DATA —
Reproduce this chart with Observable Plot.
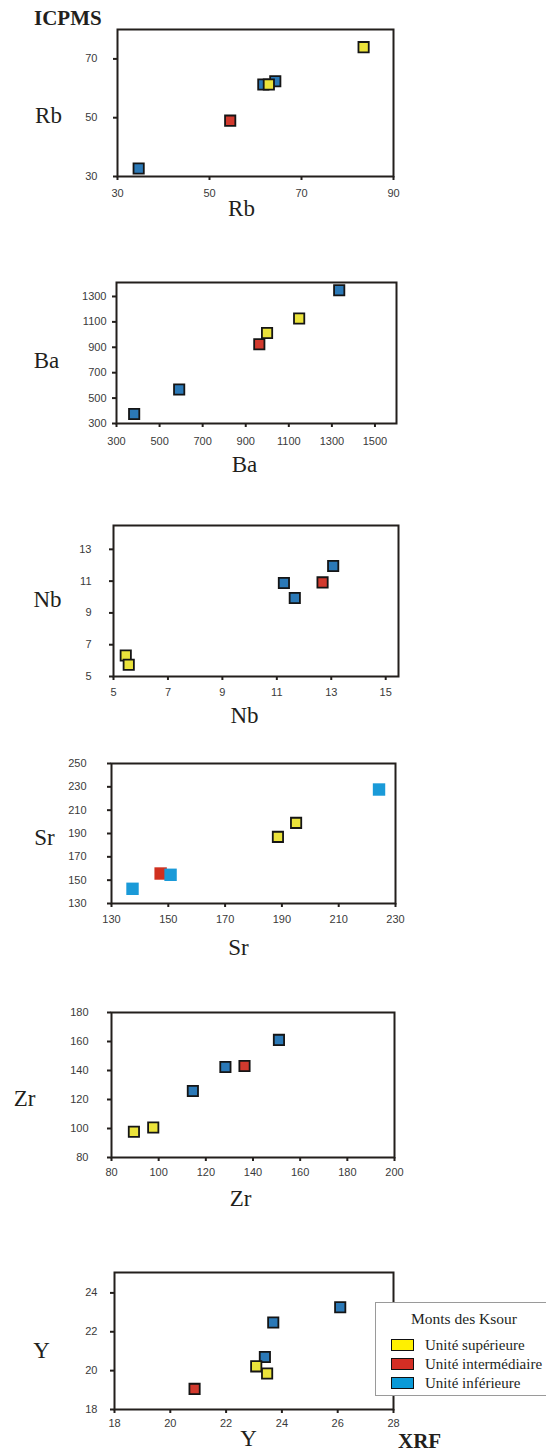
<!DOCTYPE html>
<html>
<head>
<meta charset="utf-8">
<script src="https://cdn.jsdelivr.net/npm/d3@7"></script>
<script src="https://cdn.jsdelivr.net/npm/@observablehq/plot@0.6"></script>
<style>
  html, body { margin: 0; padding: 0; background: #fff; }
  #wrap { position: relative; width: 546px; height: 1454px; overflow: hidden; background: #fff; }
  .serifb { position: absolute; font-family: "Liberation Serif", "Times New Roman", serif; font-weight: bold; font-size: 21px; color: #231f1c; line-height: 1; }
  #legend { position: absolute; left: 375px; top: 1302px; width: 172px; height: 94px; background: #fff; border: 1px solid #9a9a9a; border-right: none; box-sizing: border-box; font-family: "Liberation Serif", "Times New Roman", serif; font-size: 15px; color: #231f1c; }
  #legend .title { position: absolute; left: 0; width: 176px; top: 7px; text-align: center; font-size: 15.5px; }
  #legend .row { position: absolute; left: 15px; height: 18px; display: flex; align-items: center; white-space: nowrap; }
  #legend .sw { width: 21px; height: 10px; border: 1.5px solid #111; margin-right: 11px; }
</style>
</head>
<body>
<div id="wrap"></div>
<script>
// ---- data ----
const groupKeys = ["sup", "int", "inf"];
const groupNames = ["Unité supérieure", "Unité intermédiaire", "Unité inférieure"];
const legendTitle = "Monts des Ksour";

const rbX = [34.6, 54.5, 61.7, 64.3, 62.9, 83.5];
const rbY = [32.7, 49.0, 61.3, 62.4, 61.3, 74.0];
const rbG = ["inf", "int", "inf", "inf", "sup", "sup"];
const rbXTicks = [30, 50, 70, 90];
const rbYTicks = [30, 50, 70];

const baX = [382, 591, 963, 999, 1148, 1334];
const baY = [375, 567, 924, 1012, 1126, 1349];
const baG = ["inf", "inf", "int", "sup", "sup", "inf"];
const baXTicks = [300, 500, 700, 900, 1100, 1300, 1500];
const baYTicks = [300, 500, 700, 900, 1100, 1300];

const nbX = [5.45, 5.56, 11.26, 11.66, 12.68, 13.07];
const nbY = [6.32, 5.74, 10.88, 9.94, 10.92, 11.95];
const nbG = ["sup", "sup", "inf", "inf", "int", "inf"];
const nbXTicks = [5, 7, 9, 11, 13, 15];
const nbYTicks = [5, 7, 9, 11, 13];

const srX = [137.4, 147.3, 150.8, 188.6, 195.0, 224.2];
const srY = [142.6, 155.7, 154.6, 187.1, 199.1, 227.7];
const srG = ["inf", "int", "inf", "sup", "sup", "inf"];
const srXTicks = [130, 150, 170, 190, 210, 230];
const srYTicks = [130, 150, 170, 190, 210, 230, 250];

const zrX = [89.5, 97.7, 114.5, 128.3, 136.4, 151.0];
const zrY = [97.7, 100.7, 125.9, 142.4, 143.1, 161.1];
const zrG = ["sup", "sup", "inf", "inf", "int", "inf"];
const zrXTicks = [80, 100, 120, 140, 160, 180, 200];
const zrYTicks = [80, 100, 120, 140, 160, 180];

const yX = [20.87, 23.39, 23.69, 26.09, 23.08, 23.47];
const yY = [19.06, 20.70, 22.48, 23.26, 20.22, 19.85];
const yG = ["int", "inf", "inf", "inf", "sup", "sup"];
const yXTicks = [18, 20, 22, 24, 26, 28];
const yYTicks = [18, 20, 22, 24];

// ---- styling ----
const colors = {sup: "#ebe33b", int: "#d23a2e", inf: "#2b79b7"};
const colorsLight = {sup: "#ebe33b", int: "#d0301f", inf: "#1a9ad8"};
const legendColors = {sup: "#fff000", int: "#d42e24", inf: "#0a9ad8"};
const W = 546;
const wrap = document.getElementById("wrap");

function panel(c) {
  const data = c.x.map((x, i) => ({x, y: c.y[i], g: c.g[i]}));
  const mt = 20, mb = 60;
  const L = c.L, R = c.R, T = c.T, B = c.B;
  const cmap = c.light ? colorsLight : colors;
  const noStroke = c.light ? ["int", "inf"] : [];
  const plain = data.filter(d => noStroke.includes(d.g));
  const outlined = data.filter(d => !noStroke.includes(d.g));
  const serif = "'Liberation Serif', 'Times New Roman', serif";
  const plot = Plot.plot({
    width: W,
    height: (B - T) + mt + mb,
    marginLeft: L, marginRight: W - R, marginTop: mt, marginBottom: mb,
    x: {domain: c.xd},
    y: {domain: c.yd},
    style: {background: "transparent", overflow: "visible", fontFamily: "'Liberation Sans', Arial, sans-serif", fontSize: "11px"},
    marks: [
      Plot.axisX({ticks: c.xt, tickSize: 4, tickPadding: c.xpad, tickFormat: d => String(d), label: null, stroke: "#231f1c", strokeWidth: 2, fill: "#3a3a3a", fontSize: 11}),
      Plot.axisY({ticks: c.yt, tickSize: 4, tickPadding: c.ypad, tickFormat: d => String(d), label: null, stroke: "#231f1c", strokeWidth: 2, fill: "#3a3a3a", fontSize: 11}),
      Plot.frame({stroke: "#231f1c", strokeWidth: 2}),
      Plot.dot(plain, {x: "x", y: "y", symbol: "square", r: 7, fill: d => cmap[d.g]}),
      Plot.dot(outlined, {x: "x", y: "y", symbol: "square", r: 5.8, fill: d => cmap[d.g], stroke: "#151515", strokeWidth: 1.8}),
      Plot.text([c.label], {frameAnchor: "bottom-left", dx: c.xlx - L, dy: c.xly - B, text: d => d, textAnchor: "middle", lineAnchor: "middle", fontFamily: serif, fontSize: 23, fill: "#231f1c"}),
      Plot.text([c.label], {frameAnchor: "top-left", dx: c.ylx - L, dy: c.yly - T, text: d => d, textAnchor: "middle", lineAnchor: "middle", fontFamily: serif, fontSize: 23, fill: "#231f1c"})
    ]
  });
  plot.style.position = "absolute";
  plot.style.left = "0px";
  plot.style.top = (T - mt) + "px";
  wrap.appendChild(plot);
}

panel({label: "Rb", x: rbX, y: rbY, g: rbG, xd: [30, 90], yd: [30, 80], xt: rbXTicks, yt: rbYTicks,
  L: 117, R: 393, T: 29, B: 176, xpad: 9, ypad: 16, xlx: 241, xly: 208, ylx: 48, yly: 115});
panel({label: "Ba", x: baX, y: baY, g: baG, xd: [300, 1600], yd: [300, 1410], xt: baXTicks, yt: baYTicks,
  L: 116, R: 396, T: 282, B: 423, xpad: 10, ypad: 6, xlx: 244, xly: 464, ylx: 46, yly: 360});
panel({label: "Nb", x: nbX, y: nbY, g: nbG, xd: [5, 15.47], yd: [5, 14.5], xt: nbXTicks, yt: nbYTicks,
  L: 113, R: 398, T: 525, B: 676, xpad: 8, ypad: 18, xlx: 244, xly: 715, ylx: 47, yly: 599});
panel({label: "Sr", x: srX, y: srY, g: srG, xd: [130, 230], yd: [130, 250], xt: srXTicks, yt: srYTicks, light: true,
  L: 111, R: 395, T: 763, B: 903, xpad: 8, ypad: 21, xlx: 238, xly: 947, ylx: 44, yly: 837});
panel({label: "Zr", x: zrX, y: zrY, g: zrG, xd: [80, 200], yd: [80, 180], xt: zrXTicks, yt: zrYTicks,
  L: 111, R: 394, T: 1012, B: 1157, xpad: 7, ypad: 19, xlx: 240, xly: 1198, ylx: 24, yly: 1098});
panel({label: "Y", x: yX, y: yY, g: yG, xd: [18, 28], yd: [18, 25.05], xt: yXTicks, yt: yYTicks,
  L: 114, R: 393, T: 1272, B: 1409, xpad: 6, ypad: 13, xlx: 248, xly: 1438, ylx: 41, yly: 1350});

// titles
const t1 = document.createElement("div");
t1.className = "serifb"; t1.textContent = "ICPMS";
t1.style.left = "34px"; t1.style.top = "8px";
wrap.appendChild(t1);
const t2 = document.createElement("div");
t2.className = "serifb"; t2.textContent = "XRF";
t2.style.left = "398px"; t2.style.top = "1431px";
wrap.appendChild(t2);

// legend
const lg = document.createElement("div");
lg.id = "legend";
const lt = document.createElement("div");
lt.className = "title"; lt.textContent = legendTitle;
lg.appendChild(lt);
groupKeys.forEach((k, i) => {
  const row = document.createElement("div");
  row.className = "row";
  row.style.top = (33 + i * 19) + "px";
  const sw = document.createElement("div");
  sw.className = "sw"; sw.style.background = legendColors[k];
  const tx = document.createElement("span");
  tx.textContent = groupNames[i];
  row.appendChild(sw); row.appendChild(tx);
  lg.appendChild(row);
});
wrap.appendChild(lg);
</script>
</body>
</html>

PROBLEM DETAILS —
Take the material above from its first line through the line holding "const nbYTicks = [5, 7, 9, 11, 13];" and set it down exactly, without the pictures.

PROBLEM SOLUTION —
Reproduce this chart with Observable Plot.
<!DOCTYPE html>
<html>
<head>
<meta charset="utf-8">
<script src="https://cdn.jsdelivr.net/npm/d3@7"></script>
<script src="https://cdn.jsdelivr.net/npm/@observablehq/plot@0.6"></script>
<style>
  html, body { margin: 0; padding: 0; background: #fff; }
  #wrap { position: relative; width: 546px; height: 1454px; overflow: hidden; background: #fff; }
  .serifb { position: absolute; font-family: "Liberation Serif", "Times New Roman", serif; font-weight: bold; font-size: 21px; color: #231f1c; line-height: 1; }
  #legend { position: absolute; left: 375px; top: 1302px; width: 172px; height: 94px; background: #fff; border: 1px solid #9a9a9a; border-right: none; box-sizing: border-box; font-family: "Liberation Serif", "Times New Roman", serif; font-size: 15px; color: #231f1c; }
  #legend .title { position: absolute; left: 0; width: 176px; top: 7px; text-align: center; font-size: 15.5px; }
  #legend .row { position: absolute; left: 15px; height: 18px; display: flex; align-items: center; white-space: nowrap; }
  #legend .sw { width: 21px; height: 10px; border: 1.5px solid #111; margin-right: 11px; }
</style>
</head>
<body>
<div id="wrap"></div>
<script>
// ---- data ----
const groupKeys = ["sup", "int", "inf"];
const groupNames = ["Unité supérieure", "Unité intermédiaire", "Unité inférieure"];
const legendTitle = "Monts des Ksour";

const rbX = [34.6, 54.5, 61.7, 64.3, 62.9, 83.5];
const rbY = [32.7, 49.0, 61.3, 62.4, 61.3, 74.0];
const rbG = ["inf", "int", "inf", "inf", "sup", "sup"];
const rbXTicks = [30, 50, 70, 90];
const rbYTicks = [30, 50, 70];

const baX = [382, 591, 963, 999, 1148, 1334];
const baY = [375, 567, 924, 1012, 1126, 1349];
const baG = ["inf", "inf", "int", "sup", "sup", "inf"];
const baXTicks = [300, 500, 700, 900, 1100, 1300, 1500];
const baYTicks = [300, 500, 700, 900, 1100, 1300];

const nbX = [5.45, 5.56, 11.26, 11.66, 12.68, 13.07];
const nbY = [6.32, 5.74, 10.88, 9.94, 10.92, 11.95];
const nbG = ["sup", "sup", "inf", "inf", "int", "inf"];
const nbXTicks = [5, 7, 9, 11, 13, 15];
const nbYTicks = [5, 7, 9, 11, 13];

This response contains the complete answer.